Triplicata la plastica nell’oceano: le prove in 60 anni di dati
Negli ultimi decenni, in particolare dal 2000, la quantità di plastiche disperse nell’Oceano Atlantico è aumentata di circa tre volte: il fenomeno sul lungo periodo è stato documentato per la prima volta analizzando i diari di bordo di imbarcazioni che portavano a rimorchio strumenti per il monitoraggio del plancton.
Gli scienziati hanno trovato la prima solida prova che la quantità di plastica che inquina gli oceani è aumentata enormemente negli ultimi decenni, analizzando 60 anni di libri di bordo delle navi di monitoraggio del plancton.
I dati relativi a strumenti detti registratori continui di plancton (RCP) – che le navi hanno rimorchiato collettivamente per milioni di chilometri in tutto l’Oceano Atlantico – mostrano che, dal 2000, grossi oggetti di plastica, come buste e reti da pesca, sono rimasti impigliati circa tre volte più spesso rispetto ai decenni precedenti.
E’ la prima volta che i ricercatori dimostrano l’aumento delle materie plastiche oceaniche utilizzando un unico set di dati a lungo termine, spiega Erik van Sebille, oceanografo all’Università di Utrecht, nei Paesi Bassi. “Sono entusiasta che questo sia stato finalmente fatto”, dice. L’analisi è stata pubblicata il 16 aprile su “Nature Communications”.
Anche se i risultati non sorprendono, i dati a lungo termine sulla plastica oceanica erano scarsi: studi precedenti avevano esaminato principalmente l’ingestione di plastica da parte di organismi marini su scale temporali più brevi, dicono i ricercatori.
A pesca di dati
Gli RCP sono dispositivi simili a siluri usati fin dal 1931 per esaminare le popolazioni di plancton filtrando gli organismi dall’acqua mediante fasce di seta. Attualmente, traghetti e navi portacontainer trainano su base volontaria una flotta di RCP intorno agli oceani del mondo.
Ma negli ultimi anni, i dispositivi sono tornati dal mare sempre più spesso impigliati nella plastica, dice Clare Ostle, biogeochimico marino della Marine Biological Association di Plymouth, nel Regno Unito, che sovraintende alla flotta di dispositivi.
Ogni
volta che una nave traina un RCP, l’equipaggio compila un diario di bordo e rileva eventuali problemi con il dispositivo. Così Ostle e i suoi colleghi hanno esaminato tutti i diari di traino dell’Atlantico settentrionale tra il 1957 e il 2016, per determinare se gli aggrovigliamenti con la plastica fossero diventati più frequenti.

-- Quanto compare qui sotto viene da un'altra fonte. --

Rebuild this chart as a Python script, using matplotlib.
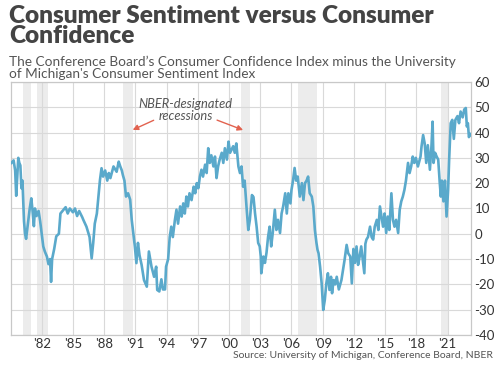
"""
Consumer Confidence (Conference Board) minus Consumer Sentiment (UMich).
"""
import matplotlib.pyplot as plt

plt.rcParams['font.family'] = ['Lato', 'DejaVu Sans']
plt.rcParams['axes.unicode_minus'] = False

# decimal year, index difference
years = [
    1979.10, 1979.30, 1979.45, 1979.55, 1979.75, 1979.85, 1979.95, 1980.05,
    1980.15, 1980.30, 1980.40, 1980.50, 1980.70, 1980.85, 1981.00, 1981.10,
    1981.25, 1981.35, 1981.50, 1981.70, 1981.85, 1982.00, 1982.15, 1982.30,
    1982.50, 1982.65, 1982.80, 1982.90, 1983.00, 1983.20, 1983.40, 1983.65,
    1983.80, 1984.10, 1984.30, 1984.50, 1984.70, 1985.00, 1985.20, 1985.40,
    1985.60, 1985.90, 1986.00, 1986.30, 1986.60, 1986.80, 1986.95, 1987.10,
    1987.30, 1987.45, 1987.60, 1987.75, 1987.90, 1988.10, 1988.30, 1988.45,
    1988.60, 1988.90, 1989.20, 1989.40, 1989.55, 1989.70, 1989.80, 1989.95,
    1990.10, 1990.30, 1990.50, 1990.65, 1990.80, 1990.95, 1991.10, 1991.25,
    1991.40, 1991.60, 1991.83, 1992.10, 1992.30, 1992.55, 1992.80, 1993.00,
    1993.10, 1993.30, 1993.50, 1993.65, 1993.85, 1993.95, 1994.15, 1994.30,
    1994.45, 1994.60, 1994.80, 1994.95, 1995.10, 1995.30, 1995.45, 1995.60,
    1995.75, 1995.90, 1996.05, 1996.20, 1996.40, 1996.60, 1996.75, 1996.90,
    1997.05, 1997.20, 1997.35, 1997.50, 1997.70, 1997.85, 1998.00, 1998.15,
    1998.30, 1998.50, 1998.65, 1998.80, 1998.95, 1999.10, 1999.30, 1999.45,
    1999.60, 1999.80, 1999.95, 2000.10, 2000.25, 2000.40, 2000.55, 2000.70,
    2000.90, 2001.05, 2001.20, 2001.35, 2001.50, 2001.70, 2001.85, 2002.00,
    2002.20, 2002.35, 2002.50, 2002.65, 2002.80, 2002.95, 2003.05, 2003.10,
    2003.30, 2003.45, 2003.60, 2003.75, 2003.90, 2004.05, 2004.20, 2004.40,
    2004.55, 2004.70, 2004.90, 2005.05, 2005.20, 2005.40, 2005.55, 2005.70,
    2005.90, 2006.00, 2006.15, 2006.30, 2006.45, 2006.60, 2006.80, 2007.00,
    2007.15, 2007.30, 2007.45, 2007.60, 2007.75, 2007.95, 2008.10, 2008.25,
    2008.40, 2008.50, 2008.60, 2008.75, 2008.90, 2009.05, 2009.20, 2009.35,
    2009.50, 2009.65, 2009.80, 2009.90, 2010.05, 2010.20, 2010.35, 2010.55,
    2010.80, 2010.95, 2011.10, 2011.30, 2011.45, 2011.65, 2011.80, 2011.95,
    2012.10, 2012.25, 2012.40, 2012.55, 2012.70, 2012.85, 2013.00, 2013.10,
    2013.20, 2013.35, 2013.55, 2013.70, 2013.85, 2014.00, 2014.20, 2014.35,
    2014.50, 2014.65, 2014.80, 2014.95, 2015.10, 2015.25, 2015.40, 2015.60,
    2015.75, 2015.90, 2016.05, 2016.25, 2016.40, 2016.55, 2016.70, 2016.85,
    2017.00, 2017.20, 2017.35, 2017.50, 2017.65, 2017.80, 2017.95, 2018.15,
    2018.40, 2018.50, 2018.65, 2018.80, 2018.95, 2019.10, 2019.30, 2019.45,
    2019.56, 2019.65, 2019.80, 2019.95, 2020.10, 2020.25, 2020.35, 2020.45,
    2020.60, 2020.75, 2020.90, 2021.05, 2021.15, 2021.30, 2021.45, 2021.60,
    2021.75, 2021.95, 2022.10, 2022.25, 2022.45, 2022.60, 2022.75, 2022.85,
    2022.95, 2023.05, 2023.20,
]
diff = [
    28, 29, 25, 15, 30, 28, 27, 18,
    21, 5, 0, -2, 5, 10, 14, 10,
    3, 10, 7, 9, 5, 0, -5, -7,
    -9, -12, -10, -19, -10, -6, -1, 0,
    8, 9.5, 10.5, 8, 10, 8.5, 10, 7,
    9, 6.5, 5.5, 2.8, -1.3, -9.7, -3.6, 4,
    8, 14.5, 21.3, 25.9, 22.6, 25, 21, 24,
    22, 26.6, 24.5, 28.5, 26.6, 25, 23.2, 21,
    14.7, 16, 13.5, 5.5, 0.3, -5, -11.6, -3.6,
    -8.5, -12.3, -18.3, -20.9, -7, -13, -17, -13,
    -22.2, -22.8, -18, -22, -22, -13, -10, -1.3,
    2.8, -1.3, 5.5, 9.5, 4, 10.8, 6.8, 12,
    8, 14.7, 10.8, 16, 13.3, 18.6, 16, 20,
    18, 22.6, 25.3, 22.6, 27.3, 24, 33.8, 28,
    31, 26.6, 30.5, 22, 26.6, 29.3, 32, 28,
    33.8, 29.3, 36.4, 32, 33.3, 34.6, 32, 35.7,
    26.6, 24, 26.6, 18.6, 21, 9.5, 1.5, 5.5,
    15.3, 14.5, 8, 2.8, -3.6, -5, -9, -15.6,
    -9, -11.5, -7.5, -1.3, 2.8, -5, 0.3, 9.5,
    1.5, 5.5, 0.3, 8, 10.8, 16, 8, 16,
    12, 17.3, 21, 26, 21, 22.6, 14.7, 20,
    13.3, 20, 21, 22.6, 16, 14.7, 10.8, 1.5,
    -3.6, -6.3, -7.7, -13, -19.6, -30.1, -26.2, -19.6,
    -15.6, -22.2, -17, -23.5, -18.3, -20, -17, -22,
    -18.3, -14.3, -10.4, -4.4, -7.7, -9, -19.6, -6,
    -11.5, -5, -12.3, -9, -5, -10.4, -15.6, -4,
    -2.3, -1.3, 2.8, -1.3, -2.3, 2.8, 5.5, 1.5,
    10.8, 6.8, 2.8, 8, 0.3, 6.8, 1.5, 16,
    5.5, 2.8, 5.5, 0.3, 9.5, 12.8, 14.7, 17.3,
    21, 28, 24, 26.6, 30.5, 28, 30, 26.6,
    30.5, 34.6, 39, 35.7, 28, 35, 25.3, 34.6,
    44.3, 28, 32, 30.5, 29.3, 20, 14.7, 21,
    12.8, 21, 6.8, 17.3, 29.3, 43.7, 45, 37.5,
    45, 46.5, 43.7, 48.3, 46, 49.1, 49.7, 42.4,
    43.7, 38.2, 39.4,
]

# recession bands as drawn on the chart
rec_start = [1980.23, 1981.58, 1989.78, 2001.14, 2006.65, 2020.33]
rec_end = [1980.97, 1982.58, 1990.74, 2002.00, 2008.42, 2021.00]

tick_years = [1982, 1985, 1988, 1991, 1994, 1997, 2000, 2003, 2006, 2009,
              2012, 2015, 2018, 2021]
tick_labels = ["'82", "'85", "'88", "'91", "'94", "'97", "'00", "'03", "'06",
               "'09", "'12", "'15", "'18", "'21"]
y_ticks = [-40, -30, -20, -10, 0, 10, 20, 30, 40, 50, 60]

fig = plt.figure(figsize=(5, 3.7), dpi=100)
ax = fig.add_axes([0.022, 0.0946, 0.92, 0.684])

for s, e in zip(rec_start, rec_end):
    ax.axvspan(s, e, color="#ececec", lw=0, zorder=0)

ax.plot(years, diff, color="#5aa9cb", lw=1.9, zorder=3)

ax.set_xlim(1979.05, 2023.25)
ax.set_ylim(-40, 60)
ax.set_xticks(tick_years)
ax.set_xticklabels(tick_labels)
ax.set_yticks(y_ticks)
ax.yaxis.tick_right()
ax.tick_params(length=0, labelsize=9.5, colors="#333333")
ax.tick_params(axis="x", pad=2.5)
ax.tick_params(axis="y", pad=2.5)
ax.grid(True, color="#d9d9d9", lw=0.8, zorder=1)
ax.set_axisbelow(True)
for s in ax.spines.values():
    s.set_color("#c8c8c8")
    s.set_linewidth(0.9)

# annotation
ax.text(1995.85, 49.0, "NBER-designated\nrecessions", ha="center", va="center",
        fontsize=9.3, style="italic", color="#555555", linespacing=1.05)
arrow = dict(arrowstyle="-|>", color="#e2624f", lw=1.0, mutation_scale=8)
ax.annotate("", xy=(1990.5, 40.6), xytext=(1993.0, 45.3), arrowprops=arrow)
ax.annotate("", xy=(2001.6, 40.6), xytext=(1998.6, 45.3), arrowprops=arrow)

fig.text(0.018, 0.987, "Consumer Sentiment versus Consumer\nConfidence",
         ha="left", va="top", fontsize=17.6, fontweight="heavy",
         color="#444444", linespacing=0.9)
fig.text(0.018, 0.85, "The Conference Board’s Consumer Confidence Index minus the University\n"
         "of Michigan's Consumer Sentiment Index",
         ha="left", va="top", fontsize=9.8, color="#555555", linespacing=1.0)
fig.text(0.985, 0.04, "Source: University of Michigan, Conference Board, NBER",
         ha="right", va="center", fontsize=7.5, color="#555555")

fig.savefig("out.png", dpi=100)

Nell’arco di 60 anni, sono stati registrati 208 intasamenti simili, compresi alcuni avvenuti negli anni cinquanta e sessanta. Ma da allora, gli incontri con oggetti di plastica di grandi dimensioni, cioè macroplastiche, sono diventati molto più comuni: sono aumentati negli anni ottanta e novanta, raggiungendo il picco negli anni 2000, quando gli RCP sono rimasti impigliati in circa il 3 per cento dei rimorchi (si veda l’infografica di “Nature”). L’attrezzatura da pesca è risultatata la principale colpevole: era coinvolta nel 55 per cento di tutti gli aggrovigliamenti.
Analisi delle prove
improbabile che l’aumento derivi da una migliore registrazione degli aggrovigliamenti: quando il gruppo ha analizzato il numero di incontri di RCP con oggetti naturali, come alghe e pesci, non si sono verificati cambiamenti significativi nello stesso periodo di tempo.
Van Sebille sottolinea che lo studio si concentra su oggetti di plastica di grandi dimensioni, e quindi non rivela molto sulla quantità di microplastiche, cioè di frammenti lunghi meno di 5 millimetri, presenti negli oceani.

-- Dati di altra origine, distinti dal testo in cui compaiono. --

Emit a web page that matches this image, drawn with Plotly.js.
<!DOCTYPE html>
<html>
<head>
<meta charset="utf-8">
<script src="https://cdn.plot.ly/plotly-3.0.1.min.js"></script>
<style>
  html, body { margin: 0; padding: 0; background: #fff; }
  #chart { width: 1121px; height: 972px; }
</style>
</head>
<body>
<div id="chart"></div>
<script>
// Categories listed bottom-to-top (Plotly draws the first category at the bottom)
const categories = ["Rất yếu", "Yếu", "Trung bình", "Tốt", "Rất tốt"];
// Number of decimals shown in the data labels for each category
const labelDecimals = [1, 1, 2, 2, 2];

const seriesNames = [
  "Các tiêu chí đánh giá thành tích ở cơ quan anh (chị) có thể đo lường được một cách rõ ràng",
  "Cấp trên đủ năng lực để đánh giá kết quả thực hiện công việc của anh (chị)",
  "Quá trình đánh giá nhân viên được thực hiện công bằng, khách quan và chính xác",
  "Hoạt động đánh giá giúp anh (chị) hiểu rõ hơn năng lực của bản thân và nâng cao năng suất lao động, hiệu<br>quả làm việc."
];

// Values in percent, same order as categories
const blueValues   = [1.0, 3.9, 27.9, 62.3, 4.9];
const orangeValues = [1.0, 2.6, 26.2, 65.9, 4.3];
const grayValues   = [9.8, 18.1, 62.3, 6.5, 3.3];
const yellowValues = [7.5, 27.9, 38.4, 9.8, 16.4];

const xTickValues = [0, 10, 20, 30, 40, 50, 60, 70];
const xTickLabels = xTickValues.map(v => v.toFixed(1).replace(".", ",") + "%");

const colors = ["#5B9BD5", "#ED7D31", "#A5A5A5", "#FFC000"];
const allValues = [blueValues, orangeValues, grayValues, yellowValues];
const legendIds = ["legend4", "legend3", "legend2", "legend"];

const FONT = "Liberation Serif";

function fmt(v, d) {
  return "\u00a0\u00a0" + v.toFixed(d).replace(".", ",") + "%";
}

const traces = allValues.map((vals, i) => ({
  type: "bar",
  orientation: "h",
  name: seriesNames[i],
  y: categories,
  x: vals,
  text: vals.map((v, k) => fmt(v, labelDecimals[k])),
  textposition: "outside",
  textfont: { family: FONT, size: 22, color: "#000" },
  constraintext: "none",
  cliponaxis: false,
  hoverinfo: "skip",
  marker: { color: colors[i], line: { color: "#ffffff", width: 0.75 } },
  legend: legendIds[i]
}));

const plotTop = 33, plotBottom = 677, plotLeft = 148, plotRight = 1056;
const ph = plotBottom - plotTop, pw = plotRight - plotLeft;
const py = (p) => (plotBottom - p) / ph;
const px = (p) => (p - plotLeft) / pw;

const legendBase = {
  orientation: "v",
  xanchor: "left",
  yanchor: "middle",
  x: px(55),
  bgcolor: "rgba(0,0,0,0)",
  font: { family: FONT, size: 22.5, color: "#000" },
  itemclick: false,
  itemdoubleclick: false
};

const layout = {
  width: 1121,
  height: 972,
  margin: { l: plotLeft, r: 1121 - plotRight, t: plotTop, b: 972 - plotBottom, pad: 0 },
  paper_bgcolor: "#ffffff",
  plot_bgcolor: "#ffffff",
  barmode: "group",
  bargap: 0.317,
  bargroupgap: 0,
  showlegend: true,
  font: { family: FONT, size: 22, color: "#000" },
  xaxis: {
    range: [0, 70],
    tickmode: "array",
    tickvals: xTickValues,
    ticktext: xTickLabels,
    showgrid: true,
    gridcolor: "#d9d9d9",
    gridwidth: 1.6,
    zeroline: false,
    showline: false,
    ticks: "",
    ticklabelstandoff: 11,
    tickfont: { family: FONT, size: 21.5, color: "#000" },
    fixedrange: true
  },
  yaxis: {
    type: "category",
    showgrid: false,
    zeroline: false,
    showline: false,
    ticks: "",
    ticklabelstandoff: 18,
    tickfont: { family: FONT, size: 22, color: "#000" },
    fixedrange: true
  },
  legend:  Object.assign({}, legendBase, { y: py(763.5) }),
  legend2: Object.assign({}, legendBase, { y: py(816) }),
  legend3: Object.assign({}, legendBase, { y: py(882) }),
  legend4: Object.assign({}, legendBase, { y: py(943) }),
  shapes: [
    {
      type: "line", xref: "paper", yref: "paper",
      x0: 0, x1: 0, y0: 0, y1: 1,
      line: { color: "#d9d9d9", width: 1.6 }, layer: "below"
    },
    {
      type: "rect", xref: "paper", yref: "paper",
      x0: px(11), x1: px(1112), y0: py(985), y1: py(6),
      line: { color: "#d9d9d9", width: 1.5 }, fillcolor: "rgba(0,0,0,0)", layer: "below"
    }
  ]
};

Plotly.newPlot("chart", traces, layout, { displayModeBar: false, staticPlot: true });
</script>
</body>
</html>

Questi minuscoli contaminanti provengono da fonti come imballaggi di plastica usa e getta, invece che da attrezzi da pesca. Tuttavia, aggiunge, lo studio dimostra che le attività di pesca svolgono un ruolo importante nell’inquinamento plastico e forniranno utili dati di riferimento per verificare se i cambiamenti nelle tecniche di pesca influiscono sui livelli di plastica negli oceani. “Man mano che la pesca diventa più professionale, specialmente nel Mare del Nord, si spera che potremmo assistere a una diminuzione”, afferma.
(L’originale di questo articolo è stato pubblicato su “Nature” il 17 aprile 2019. Traduzione ed editing a cura di Le Scienze.)